» **Job**: Copy all lines holding the word "React" from the entries.

» **Raw data**:
▬▬▬
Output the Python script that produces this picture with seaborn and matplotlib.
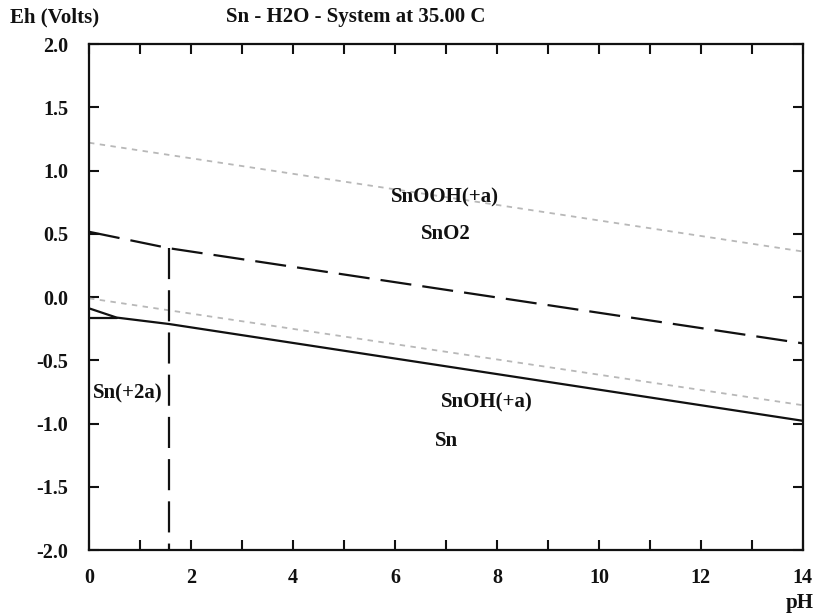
▬▬▬
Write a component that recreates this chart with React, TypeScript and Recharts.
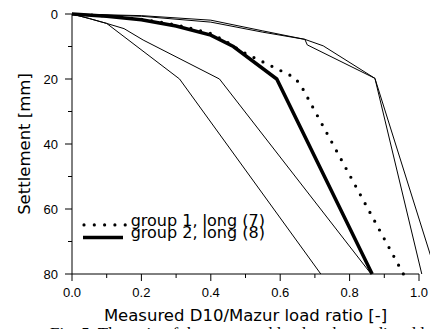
▬▬▬
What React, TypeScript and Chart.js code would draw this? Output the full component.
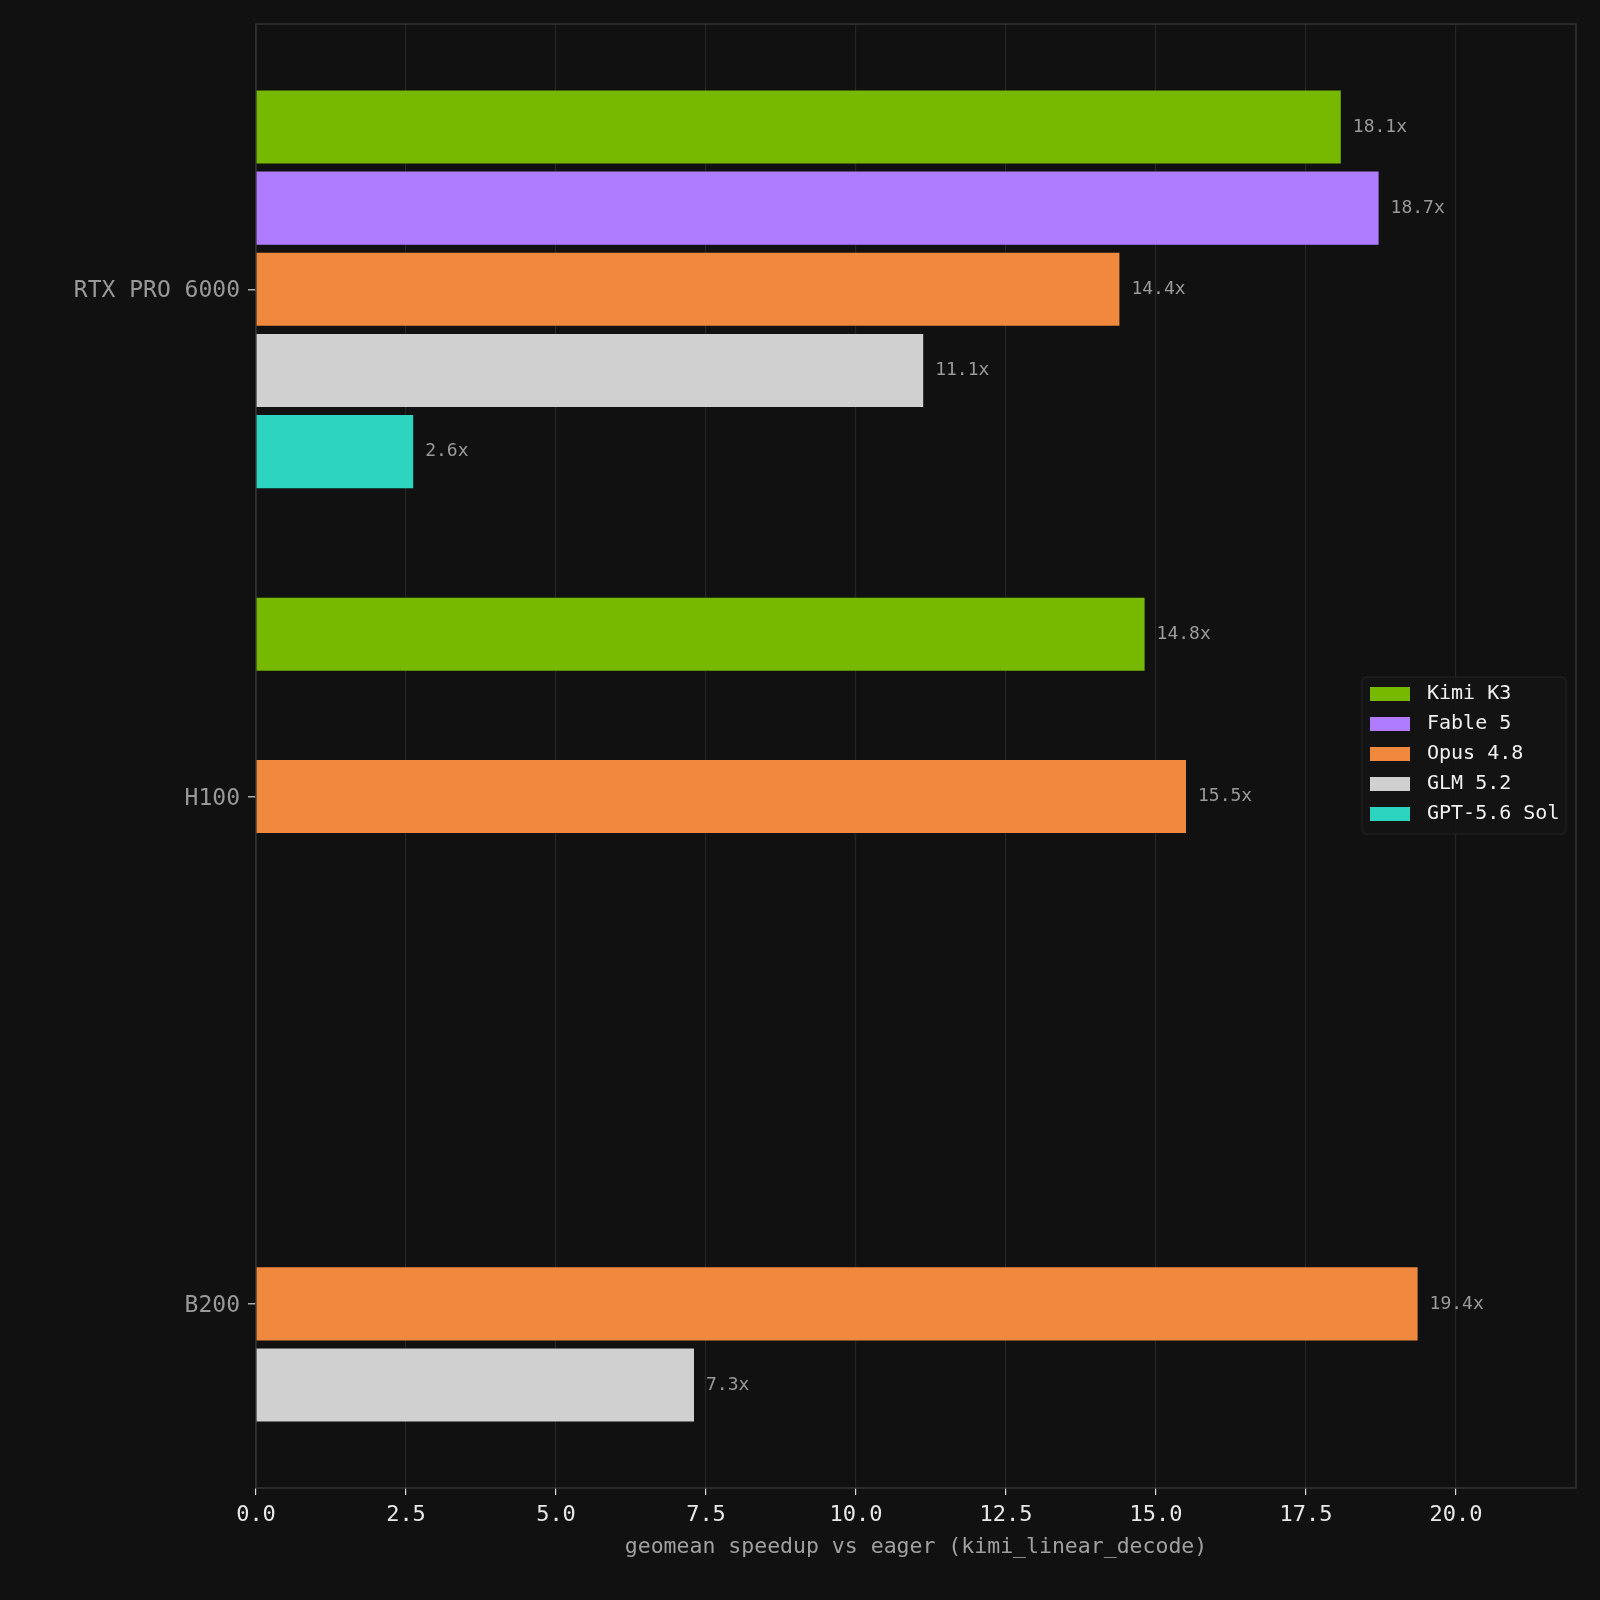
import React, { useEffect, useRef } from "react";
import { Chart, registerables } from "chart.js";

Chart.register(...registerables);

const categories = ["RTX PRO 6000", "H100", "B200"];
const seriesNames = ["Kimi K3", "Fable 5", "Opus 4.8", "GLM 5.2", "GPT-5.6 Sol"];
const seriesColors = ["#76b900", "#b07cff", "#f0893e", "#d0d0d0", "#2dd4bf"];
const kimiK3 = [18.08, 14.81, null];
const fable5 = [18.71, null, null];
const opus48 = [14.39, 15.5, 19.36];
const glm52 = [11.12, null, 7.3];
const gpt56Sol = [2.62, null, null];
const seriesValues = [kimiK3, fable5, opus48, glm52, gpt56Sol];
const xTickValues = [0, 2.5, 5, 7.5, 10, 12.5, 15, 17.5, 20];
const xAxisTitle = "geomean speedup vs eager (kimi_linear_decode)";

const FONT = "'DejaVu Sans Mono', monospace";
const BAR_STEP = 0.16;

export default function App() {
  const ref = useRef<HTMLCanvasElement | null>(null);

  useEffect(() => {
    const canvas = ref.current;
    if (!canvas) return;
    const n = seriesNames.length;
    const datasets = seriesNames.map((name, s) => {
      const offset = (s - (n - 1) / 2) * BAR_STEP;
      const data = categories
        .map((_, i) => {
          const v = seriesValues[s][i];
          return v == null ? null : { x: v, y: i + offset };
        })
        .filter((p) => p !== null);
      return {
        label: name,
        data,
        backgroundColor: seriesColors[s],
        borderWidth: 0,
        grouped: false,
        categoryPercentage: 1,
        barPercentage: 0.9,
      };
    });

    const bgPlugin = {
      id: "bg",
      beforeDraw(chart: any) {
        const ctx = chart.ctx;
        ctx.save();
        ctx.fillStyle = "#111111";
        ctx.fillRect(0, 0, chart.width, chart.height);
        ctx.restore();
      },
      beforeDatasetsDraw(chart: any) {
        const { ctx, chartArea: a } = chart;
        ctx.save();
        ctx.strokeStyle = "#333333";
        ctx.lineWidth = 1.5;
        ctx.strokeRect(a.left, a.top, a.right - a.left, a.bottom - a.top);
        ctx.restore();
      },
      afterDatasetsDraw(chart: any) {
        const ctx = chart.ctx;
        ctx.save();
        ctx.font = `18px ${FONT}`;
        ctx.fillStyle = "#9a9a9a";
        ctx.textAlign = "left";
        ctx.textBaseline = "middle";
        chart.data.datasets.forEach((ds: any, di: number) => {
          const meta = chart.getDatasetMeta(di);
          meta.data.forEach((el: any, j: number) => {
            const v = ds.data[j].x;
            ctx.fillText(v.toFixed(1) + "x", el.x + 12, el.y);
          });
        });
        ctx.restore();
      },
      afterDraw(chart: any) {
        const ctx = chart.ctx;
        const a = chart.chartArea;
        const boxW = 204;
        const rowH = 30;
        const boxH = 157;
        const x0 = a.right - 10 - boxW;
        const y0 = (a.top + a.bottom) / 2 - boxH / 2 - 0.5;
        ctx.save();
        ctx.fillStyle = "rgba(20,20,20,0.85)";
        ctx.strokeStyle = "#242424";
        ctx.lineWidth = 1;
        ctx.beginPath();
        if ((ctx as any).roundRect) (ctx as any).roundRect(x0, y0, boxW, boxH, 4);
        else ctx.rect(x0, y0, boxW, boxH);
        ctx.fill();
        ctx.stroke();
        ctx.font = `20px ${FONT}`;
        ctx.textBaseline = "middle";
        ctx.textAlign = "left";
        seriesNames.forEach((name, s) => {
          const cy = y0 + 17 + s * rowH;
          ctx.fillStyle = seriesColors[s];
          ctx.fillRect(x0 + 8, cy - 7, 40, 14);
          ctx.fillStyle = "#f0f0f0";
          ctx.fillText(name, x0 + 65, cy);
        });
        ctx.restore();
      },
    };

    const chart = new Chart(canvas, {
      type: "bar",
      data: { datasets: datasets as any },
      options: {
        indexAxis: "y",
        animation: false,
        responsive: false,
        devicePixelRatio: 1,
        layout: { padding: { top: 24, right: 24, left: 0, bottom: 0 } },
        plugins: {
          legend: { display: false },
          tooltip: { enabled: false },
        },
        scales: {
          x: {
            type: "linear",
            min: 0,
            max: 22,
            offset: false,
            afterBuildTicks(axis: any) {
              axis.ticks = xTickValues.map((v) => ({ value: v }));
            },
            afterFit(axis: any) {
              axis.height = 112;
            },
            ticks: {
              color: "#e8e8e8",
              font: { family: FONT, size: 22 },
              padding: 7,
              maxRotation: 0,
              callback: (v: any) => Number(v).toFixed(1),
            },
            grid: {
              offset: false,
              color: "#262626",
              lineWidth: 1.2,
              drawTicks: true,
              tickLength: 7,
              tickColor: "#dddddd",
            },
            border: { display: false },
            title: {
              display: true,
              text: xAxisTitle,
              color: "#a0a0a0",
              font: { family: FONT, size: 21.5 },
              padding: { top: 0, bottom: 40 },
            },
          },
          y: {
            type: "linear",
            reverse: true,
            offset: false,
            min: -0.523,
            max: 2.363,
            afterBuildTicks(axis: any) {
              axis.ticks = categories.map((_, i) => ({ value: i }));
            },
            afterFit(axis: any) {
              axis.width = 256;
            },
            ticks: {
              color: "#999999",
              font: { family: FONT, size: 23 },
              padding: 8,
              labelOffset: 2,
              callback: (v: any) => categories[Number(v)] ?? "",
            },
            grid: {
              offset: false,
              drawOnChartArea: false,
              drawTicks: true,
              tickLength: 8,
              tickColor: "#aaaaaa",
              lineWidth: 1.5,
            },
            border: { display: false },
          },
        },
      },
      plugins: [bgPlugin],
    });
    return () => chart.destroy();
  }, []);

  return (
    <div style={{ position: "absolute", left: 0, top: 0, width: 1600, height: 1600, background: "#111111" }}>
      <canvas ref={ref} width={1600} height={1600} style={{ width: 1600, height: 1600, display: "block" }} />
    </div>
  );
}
▬▬▬
» **Finished exercise**:
Write a component that recreates this chart with React, TypeScript and Recharts.
What React, TypeScript and Chart.js code would draw this? Output the full component.
import React, { useEffect, useRef } from "react";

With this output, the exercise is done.